* Given problem *
Lines that contain the string "document" are to be copied; leave out all others.

================

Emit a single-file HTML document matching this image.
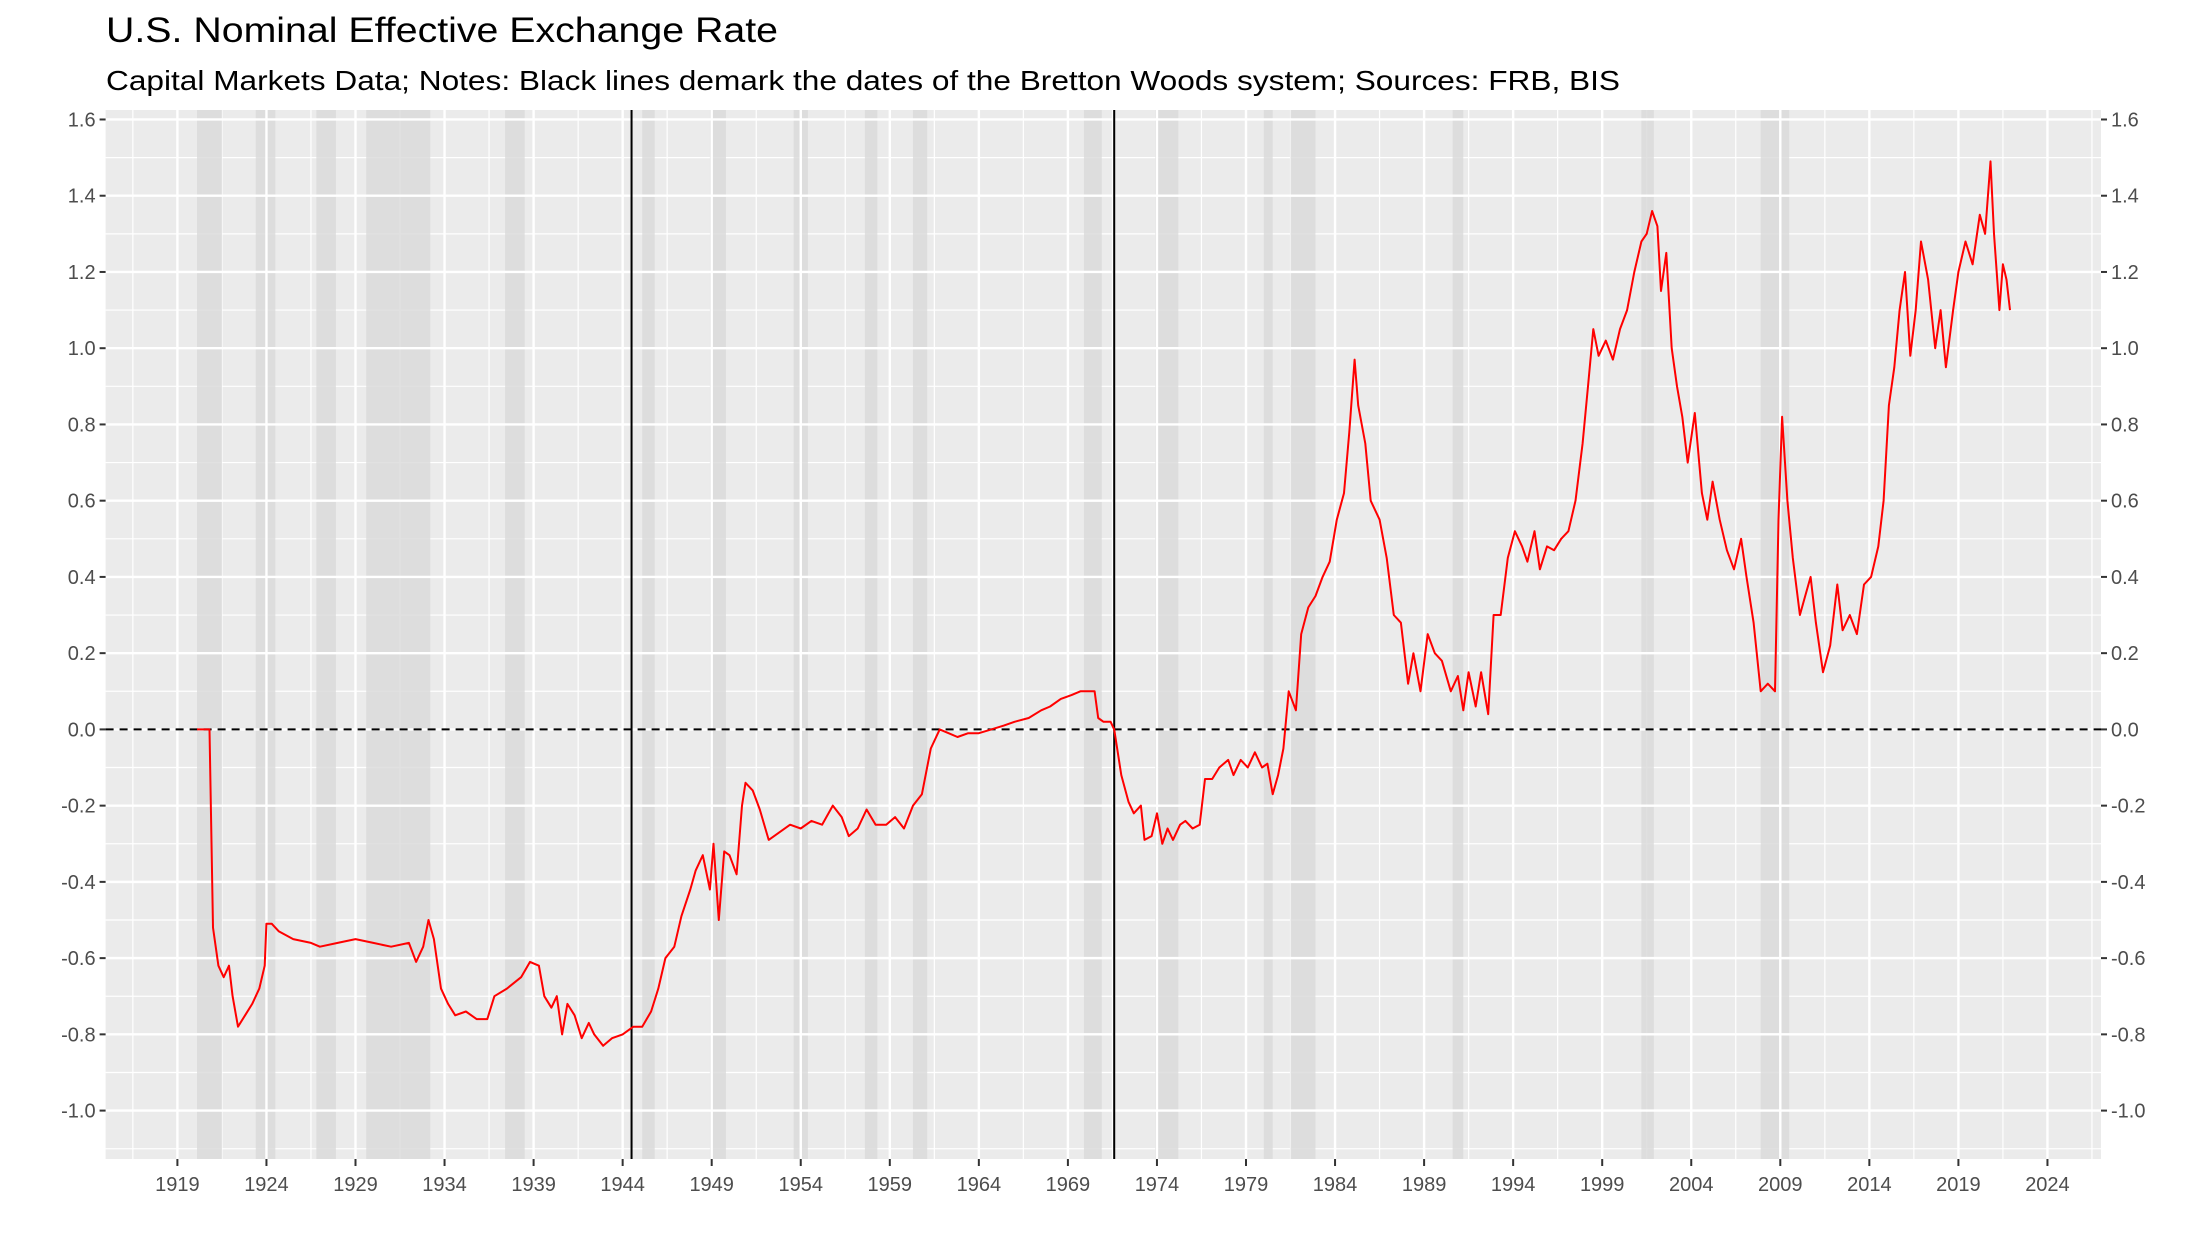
<!DOCTYPE html>
<html><head><meta charset="utf-8"><style>
html,body{margin:0;padding:0;background:#fff;}
svg{display:block;font-family:"Liberation Sans",Arial,sans-serif;}
</style></head><body>
<svg id="chart" width="2208" height="1248" viewBox="0 0 2208 1248" xmlns="http://www.w3.org/2000/svg">
<text x="106" y="42" font-size="35" fill="#000" textLength="672" lengthAdjust="spacingAndGlyphs">U.S. Nominal Effective Exchange Rate</text>
<text x="106" y="90" font-size="28" fill="#000" textLength="1514" lengthAdjust="spacingAndGlyphs">Capital Markets Data; Notes: Black lines demark the dates of the Bretton Woods system; Sources: FRB, BIS</text>
<g id="plot"></g>
</svg>
<script>
const recStart=[1920.1,1923.4,1926.8,1929.6,1937.4,1945.1,1948.9,1953.6,1957.6,1960.3,1969.9,1973.9,1980.0,1981.5,1990.6,2001.2,2007.9];
const recEnd=[1921.5,1924.5,1927.9,1933.2,1938.5,1945.8,1949.8,1954.4,1958.3,1961.1,1970.9,1975.2,1980.5,1982.9,1991.2,2001.9,2009.5];
const bwDates=[1944.5,1971.6];
const xTicks=[1919,1924,1929,1934,1939,1944,1949,1954,1959,1964,1969,1974,1979,1984,1989,1994,1999,2004,2009,2014,2019,2024];
const yTicks=[1.6,1.4,1.2,1.0,0.8,0.6,0.4,0.2,0.0,-0.2,-0.4,-0.6,-0.8,-1.0];
const years=[1920.1,1920.8,1921.0,1921.3,1921.6,1921.9,1922.1,1922.4,1922.8,1923.2,1923.6,1923.9,1924.0,1924.3,1924.7,1925.5,1926.5,1927.0,1928,1929,1930,1931,1932,1932.4,1932.8,1933.1,1933.4,1933.8,1934.2,1934.6,1935.2,1935.8,1936.4,1936.8,1937.5,1938.3,1938.8,1939.3,1939.6,1940.0,1940.3,1940.6,1940.9,1941.3,1941.7,1942.1,1942.4,1942.9,1943.4,1944.0,1944.6,1945.1,1945.6,1946.0,1946.4,1946.9,1947.3,1947.8,1948.1,1948.5,1948.9,1949.1,1949.4,1949.7,1950.0,1950.4,1950.7,1950.9,1951.3,1951.7,1952.2,1952.8,1953.4,1954,1954.6,1955.2,1955.8,1956.3,1956.7,1957.2,1957.7,1958.2,1958.8,1959.3,1959.8,1960.3,1960.8,1961.3,1961.8,1962.3,1962.8,1963.4,1964,1964.7,1965.4,1966.0,1966.8,1967.5,1968.0,1968.6,1969.2,1969.7,1970.2,1970.5,1970.7,1971.0,1971.4,1971.6,1972.0,1972.4,1972.7,1973.1,1973.3,1973.7,1974.0,1974.3,1974.6,1974.9,1975.3,1975.6,1976.0,1976.4,1976.7,1977.1,1977.5,1978.0,1978.3,1978.7,1979.1,1979.5,1979.9,1980.2,1980.5,1980.8,1981.1,1981.4,1981.8,1982.1,1982.5,1982.9,1983.3,1983.7,1984.1,1984.5,1984.8,1985.1,1985.3,1985.7,1986.0,1986.5,1986.9,1987.3,1987.7,1988.1,1988.4,1988.8,1989.2,1989.6,1990.0,1990.5,1990.9,1991.2,1991.5,1991.9,1992.2,1992.6,1992.9,1993.3,1993.7,1994.1,1994.5,1994.8,1995.2,1995.5,1995.9,1996.3,1996.7,1997.1,1997.5,1997.9,1998.2,1998.5,1998.8,1999.2,1999.6,2000.0,2000.4,2000.8,2001.2,2001.5,2001.8,2002.1,2002.3,2002.6,2002.9,2003.2,2003.5,2003.8,2004.2,2004.6,2004.9,2005.2,2005.6,2006.0,2006.4,2006.8,2007.1,2007.5,2007.9,2008.3,2008.7,2008.9,2009.1,2009.4,2009.7,2010.1,2010.4,2010.7,2011.0,2011.4,2011.8,2012.2,2012.5,2012.9,2013.3,2013.7,2014.1,2014.5,2014.8,2015.1,2015.4,2015.7,2016.0,2016.3,2016.6,2016.9,2017.3,2017.7,2018.0,2018.3,2018.7,2019.0,2019.4,2019.8,2020.2,2020.5,2020.8,2021.0,2021.3,2021.5,2021.7,2021.9];
const values=[0.0,0.0,-0.52,-0.62,-0.65,-0.62,-0.7,-0.78,-0.75,-0.72,-0.68,-0.62,-0.51,-0.51,-0.53,-0.55,-0.56,-0.57,-0.56,-0.55,-0.56,-0.57,-0.56,-0.61,-0.57,-0.50,-0.55,-0.68,-0.72,-0.75,-0.74,-0.76,-0.76,-0.70,-0.68,-0.65,-0.61,-0.62,-0.70,-0.73,-0.70,-0.80,-0.72,-0.75,-0.81,-0.77,-0.80,-0.83,-0.81,-0.80,-0.78,-0.78,-0.74,-0.68,-0.60,-0.57,-0.49,-0.42,-0.37,-0.33,-0.42,-0.30,-0.50,-0.32,-0.33,-0.38,-0.20,-0.14,-0.16,-0.21,-0.29,-0.27,-0.25,-0.26,-0.24,-0.25,-0.20,-0.23,-0.28,-0.26,-0.21,-0.25,-0.25,-0.23,-0.26,-0.20,-0.17,-0.05,0.00,-0.01,-0.02,-0.01,-0.01,0.00,0.01,0.02,0.03,0.05,0.06,0.08,0.09,0.10,0.10,0.10,0.03,0.02,0.02,0.0,-0.12,-0.19,-0.22,-0.20,-0.29,-0.28,-0.22,-0.30,-0.26,-0.29,-0.25,-0.24,-0.26,-0.25,-0.13,-0.13,-0.10,-0.08,-0.12,-0.08,-0.10,-0.06,-0.10,-0.09,-0.17,-0.12,-0.05,0.10,0.05,0.25,0.32,0.35,0.40,0.44,0.55,0.62,0.78,0.97,0.85,0.75,0.60,0.55,0.45,0.30,0.28,0.12,0.20,0.10,0.25,0.20,0.18,0.10,0.14,0.05,0.15,0.06,0.15,0.04,0.30,0.30,0.45,0.52,0.48,0.44,0.52,0.42,0.48,0.47,0.50,0.52,0.60,0.75,0.90,1.05,0.98,1.02,0.97,1.05,1.10,1.20,1.28,1.30,1.36,1.32,1.15,1.25,1.00,0.90,0.82,0.70,0.83,0.62,0.55,0.65,0.55,0.47,0.42,0.50,0.40,0.28,0.10,0.12,0.10,0.55,0.82,0.60,0.45,0.30,0.35,0.40,0.28,0.15,0.22,0.38,0.26,0.30,0.25,0.38,0.40,0.48,0.60,0.85,0.95,1.10,1.20,0.98,1.10,1.28,1.18,1.00,1.10,0.95,1.10,1.20,1.28,1.22,1.35,1.30,1.49,1.30,1.10,1.22,1.18,1.10];

const NS='http://www.w3.org/2000/svg';
const PL=105.6,PR=2101,PT=110,PB=1159;
function xs(yr){return 177.4+(yr-1919)*17.81;}
function ys(v){return 729.4-v*381.2;}
const g=document.getElementById('plot');
function mk(tag,attrs,parent){const e=document.createElementNS(NS,tag);for(const k in attrs)e.setAttribute(k,attrs[k]);(parent||g).appendChild(e);return e;}

const bg=mk('rect',{x:PL,y:PT,width:PR-PL,height:PB-PT,fill:'#ebebeb'});


for(let v=-1.1;v<=1.61;v+=0.2){const yy=ys(v);if(yy<PT||yy>PB)continue;const l=mk('line',{x1:PL,x2:PR,y1:yy,y2:yy,stroke:'#fff','stroke-width':1.2});}
for(let yr=1916.5;yr<=2027;yr+=5){const xx=xs(yr);if(xx<PL||xx>PR)continue;const l=mk('line',{x1:xx,x2:xx,y1:PT,y2:PB,stroke:'#fff','stroke-width':1.2});}
for(let i=0;i<recStart.length;i++){const r=mk('rect',{x:xs(recStart[i]),y:PT,width:xs(recEnd[i])-xs(recStart[i]),height:PB-PT,fill:'#d9d9d9','fill-opacity':0.8});}
yTicks.forEach(v=>{const l=mk('line',{x1:PL,x2:PR,y1:ys(v),y2:ys(v),stroke:'#fff','stroke-width':2.4});});
xTicks.forEach(t=>{const l=mk('line',{x1:xs(t),x2:xs(t),y1:PT,y2:PB,stroke:'#fff','stroke-width':2.4});});
const z=mk('line',{x1:PL,x2:PR,y1:ys(0),y2:ys(0),stroke:'#000','stroke-width':2,'stroke-dasharray':'8,6'});


bwDates.forEach(d=>{const l=mk('line',{x1:xs(d),x2:xs(d),y1:PT,y2:PB,stroke:'#000','stroke-width':2});});
let dstr='';
for(let i=0;i<years.length;i++){dstr+=(i?'L':'M')+xs(years[i]).toFixed(1)+','+ys(values[i]).toFixed(1);}
const p=mk('path',{d:dstr,fill:'none',stroke:'#ff0000','stroke-width':2,'stroke-linejoin':'round'});


yTicks.forEach(v=>{
  const yy=ys(v);
  mk('line',{x1:PL-6,x2:PL,y1:yy,y2:yy,stroke:'#333','stroke-width':2});
  mk('line',{x1:PR,x2:PR+6,y1:yy,y2:yy,stroke:'#333','stroke-width':2});
  const t1=mk('text',{x:PL-10,y:yy+7,'font-size':20,fill:'#4d4d4d','text-anchor':'end'});t1.textContent=v.toFixed(1);
  
  
  const t2=mk('text',{x:PR+10,y:yy+7,'font-size':20,fill:'#4d4d4d','text-anchor':'start'});t2.textContent=v.toFixed(1);
  
  
});
xTicks.forEach(t=>{
  const xx=xs(t);
  mk('line',{x1:xx,x2:xx,y1:PB,y2:PB+7,stroke:'#333','stroke-width':2});
  const tl=mk('text',{x:xx,y:PB+32,'font-size':20,fill:'#4d4d4d','text-anchor':'middle'});tl.textContent=String(t);
  
  
});
</script>
</body></html>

================

* Task solution *
Emit a single-file HTML document matching this image.
const g=document.getElementById('plot');
function mk(tag,attrs,parent){const e=document.createElementNS(NS,tag);for(const k in attrs)e.setAttribute(k,attrs[k]);(parent||g).appendChild(e);return e;}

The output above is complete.